Pulse

•June 3, 2010 • Leave a Comment

If you’re in the UK and have Freeview, you can watch tonight the pilot of Pulse, a medical horror-drama by Paul Cornell (of Doctor Who/Captain Britain/Bernice Summerfield/54,082 other things fame). It’s actually been available on iPlayer for a while [1], but I’m old-fashioned enough to enjoy sitting down in front of the telly and knowing that lots of other people are having the same experience. It’s on BBC3 at 9pm as part of a season of drama pilots, meaning that if there’s enough enthusiasm, we might get more of it. No spoilers here, of course, except to say that it’s terribly well-directed (by James Hawes of The Empty Child/The Doctor Dances), that there are some terrific performances from Stephen Campbell Moore (The History Boys) and Claire Foy (Little Dorrit), and that it really did creep me out.
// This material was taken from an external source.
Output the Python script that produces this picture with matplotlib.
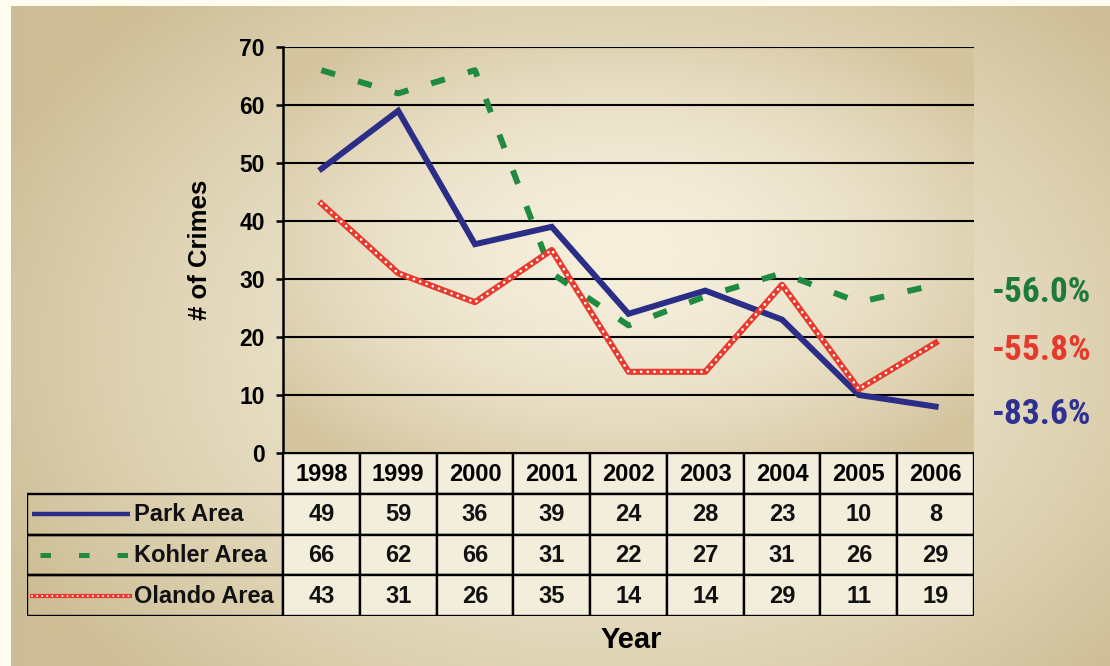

[1] If you’re not in the UK, sorry, but I think the iPlayer link won’t work for you and so you’d need some kind of magic to be able to see it.

Excellent foppery

•June 2, 2010 • Leave a Comment

I’ve uploaded to a separate page my talk “Excellent Foppery“, which I originally gave at Readercon last year. It’s close on 4,000 words, so I thought adding it to the front page would be…unhelpful.  The blurb I wrote last year was:

Following on from his talk at last year’s Readercon (a potted history of the last twenty years in speculative fiction), Sleight now discusses the use of history in the fantastic—from John Crowley’s AEypt sequence to Tim Powers’s fantasies of history. Other works discussed include Road Runner cartoons, Harry Potter, slash fiction, and the stories of Elizabeth Hand, Russell T Davies, and Thomas Pynchon. Overarching theories may be suggested; gratuitous mentions of Shakespeare may also take place.

Comments very welcome on that page. As I said earlier, this year’s talk “And so…” is a sort-of sequel to it. (And, indeed, there’s a further one in the series brewing if the fine Readercon folks are interested next year…)

Cat’s Cradle

•June 1, 2010 • Leave a Comment

I know I’m having a burst of posting enthusiasm, but I did want to note the arrival of the new Gollancz edition of Kurt Vonnegut’s Cat’s Cradle.  It’s a nifty little hardback (priced £8.99), with a short introduction by me. I don’t need to go on here about how good Vonnegut is or how much his works have become part of the culture – not just sf. Till I re-read it last year, though, I’d not quite registered that the book was from 1963 – just before Kubrick’s Dr Strangelove. It’s very much from the same school of laughter-in-the-face-of-the-apocalypse, and the more I think of it the more I can imagine several characters in the Vonnegut being played by Peter Sellers.  Anyhow, Cat’s Cradle is a genuine classic and I’m very happy to have some of my words in the same set of covers.

The sound of my own voice –

•May 31, 2010 • Leave a Comment

– is one that always seems weird to me, but I’ve found myself doing a bit of podcasting lately. Firstly, here’s me talking to Jonathan Strahan, reviews editor of Locus, about canons in sf (among other things) as part of Jonathan’s Coode Street podcasts. Secondly, at the kind invitation of Alex Fitch of Panel Borders, I wound up talking about this year’s Arthur C Clarke Award with various luminaries.

Readercon

•May 31, 2010 • Leave a Comment

As I say on the About page, I go regularly to Readercon, the conference on imaginative literature held in Boston each July. This year, I’m going to be giving a talk, as follows:

“And so…”

Why do we read on from one sentence to the next? How and why do we construct narrative from these discrete units? And how does that work in the special context of fantastic fiction? Graham Sleight talks about extracts from a wide range of writers – including Ursula Le Guin, Kelly Link, Michael Chabon, William Gibson and M John Harrison – to try to answer these questions. If he has time, he may also get to other questions, like “Why is it so awkward when you’re told a joke but don’t get it?”, “Why are there no hard sf slipstream stories?”, and “Do you really want to know who Severian’s mother is?”

It’s a sort-of sequel to “Excellent foppery”, the talk I did at Readercon last year; I hope to clean up the text of the earlier one and post it here before too long.

Welcome

•May 31, 2010 • 2 Comments

Hi, and welcome to my new website. My name’s Graham Sleight, and you can find out more about me from the “About” link on the right. This site is intended to be a replacement for my very out-of-date homepage here. I’ll probably keep the old one running for a few more months, though. In the meantime, feel free to use the comments on this post to let me know what you’d like to see on this site.